Second, the LGBTIQ movement proved to be an excellent strategic player which chose its allies well in its pursuit of its goals. In Joseph Muscat’s Labour it found a winning party ready to uphold its agenda. In particular, Minister Helena Dalli and policy expert Silvan Agius ensured that the LGBTIQ agenda is implemented.
Third, the proposals put forward by the LGBTIQ movement did not rock the economic boat and did not have adversaries in the form of strong business interests. This is different from other civil society battles, such as those faced by environmentalists focusing on land development. But I would be very wary of reducing the LGBTIQ strategy to class analysis. I reiterate that MGRM and its allies had a very shrewd strategy.
On a personal note, I am proud that when I chaired Alternattiva Demokratika between 2009 and 2013, I was the first party leader to pronounce myself in favour of legislation for equal marriage. Back then, it was not only the other parties that were not yet in favour but also some prominent Greens.
But the past is past and Malta is now discussing the first proposed law under the second Muscat government: that for equal marriage. I support the proposal in principle but I also believe that Muscat has made some streetwise political calculations on its timing.
My hunch is that Labour is rushing things on this matter to play the divide-and-rule game, hitting the Nationalist Party when it is at its post-electoral weakest and when Labour is in its second honeymoon period.

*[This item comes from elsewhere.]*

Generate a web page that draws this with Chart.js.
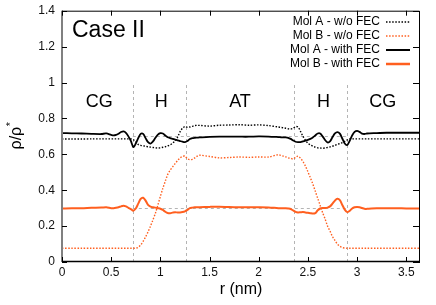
<!DOCTYPE html>
<html>
<head>
<meta charset="utf-8">
<script src="https://cdn.jsdelivr.net/npm/chart.js@4.4.1/dist/chart.umd.min.js"></script>
<style>
  html, body { margin: 0; padding: 0; background: #fff; }
  #wrap { width: 436px; height: 305px; }
</style>
</head>
<body>
<div id="wrap"><canvas id="c" width="436" height="305"></canvas></div>
<script>
// ---------- DATA ----------
const rValues = [
  0, 0.1, 0.2, 0.3, 0.4, 0.45,
  0.5, 0.525, 0.55, 0.575, 0.6, 0.625, 0.65, 0.675, 0.7, 0.725, 0.75, 0.775,
  0.8, 0.825, 0.85, 0.875, 0.9, 0.925, 0.95, 0.975, 1.0, 1.025, 1.05, 1.075,
  1.1, 1.125, 1.15, 1.175, 1.2, 1.225, 1.25, 1.275, 1.3, 1.325, 1.35, 1.375,
  1.4, 1.5, 1.6, 1.7, 1.8, 1.9, 2.0, 2.1,
  2.2, 2.225, 2.25, 2.275, 2.3, 2.325, 2.35, 2.375, 2.4, 2.425, 2.45, 2.475,
  2.5, 2.525, 2.55, 2.575, 2.6, 2.625, 2.65, 2.675, 2.7, 2.725, 2.75, 2.775,
  2.8, 2.825, 2.85, 2.875, 2.9, 2.925, 2.95, 2.975, 3.0, 3.025, 3.05, 3.075,
  3.1, 3.2, 3.3, 3.4, 3.5, 3.65
];

const molA_woFEC = [
  0.685, 0.685, 0.685, 0.686, 0.686, 0.686,
  0.686, 0.686, 0.686, 0.686, 0.686, 0.686, 0.686, 0.686, 0.686, 0.682, 0.670, 0.655,
  0.650, 0.647, 0.645, 0.642, 0.640, 0.638, 0.636, 0.635, 0.636, 0.639, 0.642, 0.647,
  0.653, 0.662, 0.675, 0.695, 0.725, 0.745, 0.755, 0.750, 0.752, 0.756, 0.760, 0.761,
  0.761, 0.757, 0.762, 0.763, 0.765, 0.762, 0.764, 0.760,
  0.752, 0.750, 0.748, 0.745, 0.742, 0.741, 0.745, 0.754, 0.752, 0.728, 0.700, 0.678,
  0.662, 0.652, 0.645, 0.640, 0.636, 0.635, 0.634, 0.635, 0.638, 0.641, 0.645, 0.650,
  0.655, 0.660, 0.665, 0.672, 0.680, 0.686, 0.686, 0.686, 0.686, 0.686, 0.686, 0.686,
  0.686, 0.686, 0.686, 0.686, 0.686, 0.686
];

const molB_woFEC = [
  0.077, 0.077, 0.077, 0.077, 0.077, 0.077,
  0.077, 0.077, 0.077, 0.077, 0.077, 0.077, 0.077, 0.077, 0.077, 0.077, 0.077, 0.082,
  0.095, 0.115, 0.140, 0.168, 0.200, 0.235, 0.272, 0.318, 0.365, 0.410, 0.450, 0.488,
  0.512, 0.530, 0.548, 0.565, 0.580, 0.588, 0.590, 0.575, 0.570, 0.572, 0.580, 0.590,
  0.595, 0.588, 0.580, 0.582, 0.585, 0.583, 0.585, 0.585,
  0.598, 0.594, 0.590, 0.586, 0.580, 0.578, 0.574, 0.583, 0.590, 0.578, 0.560, 0.535,
  0.503, 0.470, 0.435, 0.395, 0.355, 0.315, 0.275, 0.240, 0.200, 0.172, 0.142, 0.120,
  0.100, 0.088, 0.080, 0.078, 0.077, 0.077, 0.077, 0.077, 0.077, 0.077, 0.077, 0.077,
  0.077, 0.077, 0.077, 0.077, 0.077, 0.077
];

const molA_withFEC = [
  0.718, 0.717, 0.716, 0.714, 0.713, 0.716,
  0.708, 0.705, 0.708, 0.715, 0.724, 0.728, 0.720, 0.700, 0.675, 0.640, 0.660, 0.690,
  0.714, 0.714, 0.690, 0.668, 0.660, 0.672, 0.692, 0.710, 0.718, 0.716, 0.705, 0.695,
  0.690, 0.686, 0.682, 0.678, 0.674, 0.670, 0.668, 0.674, 0.685, 0.690, 0.692, 0.693,
  0.694, 0.697, 0.698, 0.698, 0.698, 0.698, 0.700, 0.699,
  0.696, 0.695, 0.694, 0.694, 0.692, 0.686, 0.677, 0.670, 0.668, 0.668, 0.672, 0.676,
  0.680, 0.686, 0.694, 0.705, 0.716, 0.716, 0.700, 0.680, 0.666, 0.672, 0.695, 0.716,
  0.724, 0.715, 0.688, 0.660, 0.652, 0.675, 0.705, 0.725, 0.731, 0.725, 0.715, 0.713,
  0.716, 0.718, 0.720, 0.720, 0.720, 0.720
];

const molB_withFEC = [
  0.298, 0.300, 0.300, 0.302, 0.303, 0.305,
  0.300, 0.300, 0.302, 0.305, 0.310, 0.313, 0.310, 0.302, 0.295, 0.286, 0.298, 0.325,
  0.352, 0.358, 0.342, 0.318, 0.308, 0.305, 0.303, 0.300, 0.297, 0.290, 0.280, 0.273,
  0.272, 0.275, 0.277, 0.276, 0.276, 0.278, 0.282, 0.290, 0.300, 0.303, 0.305, 0.305,
  0.305, 0.307, 0.308, 0.306, 0.305, 0.305, 0.305, 0.304,
  0.300, 0.300, 0.300, 0.300, 0.298, 0.295, 0.287, 0.279, 0.276, 0.277, 0.278, 0.276,
  0.274, 0.272, 0.270, 0.272, 0.288, 0.298, 0.301, 0.301, 0.303, 0.310, 0.325, 0.342,
  0.352, 0.345, 0.318, 0.292, 0.278, 0.285, 0.298, 0.305, 0.307, 0.305, 0.301, 0.297,
  0.296, 0.300, 0.299, 0.300, 0.298, 0.298
];

const seriesLabels = ['Mol A - w/o FEC', 'Mol B - w/o FEC', 'Mol A - with FEC', 'Mol B - with FEC'];
const xTickValues = [0, 0.5, 1, 1.5, 2, 2.5, 3, 3.5];
const yTickValues = [0, 0.2, 0.4, 0.6, 0.8, 1, 1.2, 1.4];
const regionBoundaries = [0.72, 1.265, 2.36, 2.90];
const referenceLevels = [0.3, 0.7];
const regionLabels = ['CG', 'H', 'AT', 'H', 'CG'];
const regionLabelR = [0.38, 1.01, 1.81, 2.66, 3.26];
const regionLabelY = 0.863;
const boundaryTop = 1.0;
const titleText = 'Case II';

// ---------- CHART ----------
const BLACK = '#000000';
const ORANGE = '#ff5f1f';
const FONT = '"Liberation Sans", Arial, Helvetica, sans-serif';

function pts(ys) { return rValues.map((r, i) => ({ x: r, y: ys[i] })); }

const styles = [
  { color: BLACK, width: 1.4, dash: [1.5, 1.6] },
  { color: ORANGE, width: 1.4, dash: [1.5, 1.6] },
  { color: BLACK, width: 1.8, dash: [] },
  { color: ORANGE, width: 2.0, dash: [] }
];
const seriesData = [molA_woFEC, molB_woFEC, molA_withFEC, molB_withFEC];

const datasets = seriesData.map((ys, i) => ({
  label: seriesLabels[i],
  data: pts(ys),
  borderColor: styles[i].color,
  backgroundColor: styles[i].color,
  borderWidth: styles[i].width,
  borderDash: styles[i].dash,
  pointRadius: 0,
  tension: 0.3,
  fill: false
}));

const decor = {
  id: 'decor',
  beforeDatasetsDraw(chart) {
    const { ctx, scales: { x, y } } = chart;
    ctx.save();
    ctx.strokeStyle = '#b4b4b4';
    ctx.lineWidth = 1;
    ctx.setLineDash([3, 3]);
    regionBoundaries.forEach(b => {
      const px = Math.round(x.getPixelForValue(b)) + 0.5;
      ctx.beginPath();
      ctx.moveTo(px, y.getPixelForValue(0));
      ctx.lineTo(px, y.getPixelForValue(boundaryTop));
      ctx.stroke();
    });
    referenceLevels.forEach(l => {
      const py = Math.round(y.getPixelForValue(l)) + 0.5;
      ctx.beginPath();
      ctx.moveTo(x.getPixelForValue(regionBoundaries[0]), py);
      ctx.lineTo(x.getPixelForValue(regionBoundaries[regionBoundaries.length - 1]), py);
      ctx.stroke();
    });
    ctx.restore();
  },
  afterDraw(chart) {
    const { ctx, chartArea: a, scales: { x, y } } = chart;
    ctx.save();
    // frame
    ctx.setLineDash([]);
    ctx.strokeStyle = '#000';
    ctx.lineWidth = 1;
    ctx.beginPath();
    ctx.moveTo(a.left, a.top + 0.5);
    ctx.lineTo(a.right - 0.5, a.top + 0.5);
    ctx.lineTo(a.right - 0.5, a.bottom);
    ctx.stroke();
    ctx.lineWidth = 1.5;
    ctx.beginPath();
    ctx.moveTo(a.left, a.bottom - 0.5);
    ctx.lineTo(a.right, a.bottom - 0.5);
    ctx.stroke();
    ctx.strokeStyle = '#808080';
    ctx.lineWidth = 2;
    ctx.beginPath();
    ctx.moveTo(a.left, a.top);
    ctx.lineTo(a.left, a.bottom);
    ctx.stroke();
    // ticks (inward, mirrored)
    ctx.strokeStyle = '#000';
    ctx.lineWidth = 1;
    const tl = 5;
    xTickValues.forEach(v => {
      const px = Math.round(x.getPixelForValue(v)) + 0.5;
      ctx.beginPath();
      ctx.moveTo(px, a.bottom); ctx.lineTo(px, a.bottom - tl);
      ctx.moveTo(px, a.top); ctx.lineTo(px, a.top + tl);
      ctx.stroke();
    });
    yTickValues.forEach(v => {
      const py = Math.round(y.getPixelForValue(v)) + 0.5;
      ctx.beginPath();
      ctx.moveTo(a.left, py); ctx.lineTo(a.left + tl, py);
      ctx.moveTo(a.right, py); ctx.lineTo(a.right - tl - 2, py);
      ctx.stroke();
    });
    // title inside plot
    ctx.fillStyle = '#000';
    ctx.font = '23px ' + FONT;
    ctx.textAlign = 'left';
    ctx.textBaseline = 'alphabetic';
    ctx.fillText(titleText, 72, 37);
    // region labels
    ctx.font = '18px ' + FONT;
    ctx.textAlign = 'center';
    regionLabels.forEach((t, i) => {
      ctx.fillText(t, x.getPixelForValue(regionLabelR[i]), y.getPixelForValue(regionLabelY));
    });
    // legend
    ctx.font = '12px ' + FONT;
    ctx.textAlign = 'right';
    ctx.textBaseline = 'middle';
    chart.data.datasets.forEach((ds, i) => {
      const yy = 21.5 + i * 14;
      ctx.fillStyle = '#000';
      ctx.fillText(ds.label, 380, yy);
      ctx.strokeStyle = ds.borderColor;
      ctx.lineWidth = i === 3 ? 2.5 : (i === 2 ? 2 : 1.4);
      ctx.setLineDash(ds.borderDash || []);
      ctx.beginPath();
      ctx.moveTo(386, yy + 0.5);
      ctx.lineTo(410, yy + 0.5);
      ctx.stroke();
    });
    ctx.setLineDash([]);
    // axis titles
    ctx.fillStyle = '#000';
    ctx.font = '16px ' + FONT;
    ctx.textAlign = 'center';
    ctx.textBaseline = 'middle';
    ctx.fillText('r (nm)', (a.left + a.right) / 2, 290);
    ctx.save();
    ctx.translate(17, 136);
    ctx.rotate(-Math.PI / 2);
    const main = 'ρ/ρ';
    ctx.font = '16px ' + FONT;
    const wm = ctx.measureText(main).width;
    ctx.font = '11px ' + FONT;
    const ws = ctx.measureText('*').width;
    const start = -(wm + ws) / 2;
    ctx.textAlign = 'left';
    ctx.font = '16px ' + FONT;
    ctx.fillText(main, start, 0);
    ctx.font = '11px ' + FONT;
    ctx.fillText('*', start + wm + 0.5, -6);
    ctx.restore();
    ctx.restore();
  }
};

new Chart(document.getElementById('c'), {
  type: 'line',
  data: { datasets },
  options: {
    responsive: false,
    animation: false,
    devicePixelRatio: 1,
    layout: { padding: { top: 10.7, right: 16, left: 0, bottom: 0 } },
    plugins: { legend: { display: false }, tooltip: { enabled: false } },
    scales: {
      x: {
        type: 'linear', min: 0, max: 3.64,
        afterBuildTicks(s) { s.ticks = xTickValues.map(v => ({ value: v })); },
        afterFit(s) { s.height = 43; s.paddingLeft = 0; s.paddingRight = 0; },
        grid: { display: false, drawTicks: false },
        border: { display: false },
        ticks: { color: '#111', font: { size: 12, family: FONT }, padding: 3, maxRotation: 0,
          callback: v => String(v) }
      },
      y: {
        type: 'linear', min: 0, max: 1.4,
        afterBuildTicks(s) { s.ticks = yTickValues.map(v => ({ value: v })); },
        afterFit(s) { s.width = 62; s.paddingTop = 0; s.paddingBottom = 0; },
        grid: { display: false, drawTicks: false },
        border: { display: false },
        ticks: { color: '#111', font: { size: 12, family: FONT }, padding: 7,
          callback: v => String(v) }
      }
    }
  },
  plugins: [decor]
});
</script>
</body>
</html>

I think Simon Busuttil is doing the right thing in urging the PN to support the proposed legislation, in line with the party’s electoral position.
Some are arguing for a free vote among parliamentarians on this matter. This could be an easy way out and is in line with what Angela Merkel did with her Christian Democratic Party in Germany on the same matter.
Let us remember that this is the same Merkel whom many are considering as the new leader of the free world. And having a free vote on matters affecting one’s conscience is not unheard of.
But in Malta’s bipartisan polarised system, granting a free vote has risks in terms of feeding the appetite of Labour’s massive media machine and its allies. Should the PN do any favours to its adversaries?
I believe that there is a way how the PN can bypass Labour’s political trap and unite its internal factions. Perhaps the party should articulate a discourse which is at once liberal and communitarian.
It should praise the liberal dimensions of the equal marriage law, namely the granting of rights, the prizing of equality and the fact that it is not taking rights away from anyone.
But it should also emphasise another aspect of the new law, one that is being understated in the current debate. Here, the PN can stress that the mainstreaming of marriage legislation can ultimately increase social cohesion and a sense of belonging. This also means that all those who are affected by the legislation have not only been granted rights but have also a wide range of responsibilities.
In this regard, sociologists such as Anthony Giddens believe that the future of family policy should revolve around the rights of children, especially when there are so many diverse family set-ups. Another sociologist, Nancy Fraser, adds that all parents, irrespective of their gender and sexuality, should be universal caregivers in the sharing of rights and responsibilities.
Rights and responsibilities: I believe these are two keywords in the PN’s quest to unite its liberal and conservative factions. Similarly, individual freedom and the common good should be seen as two sides of the same coin.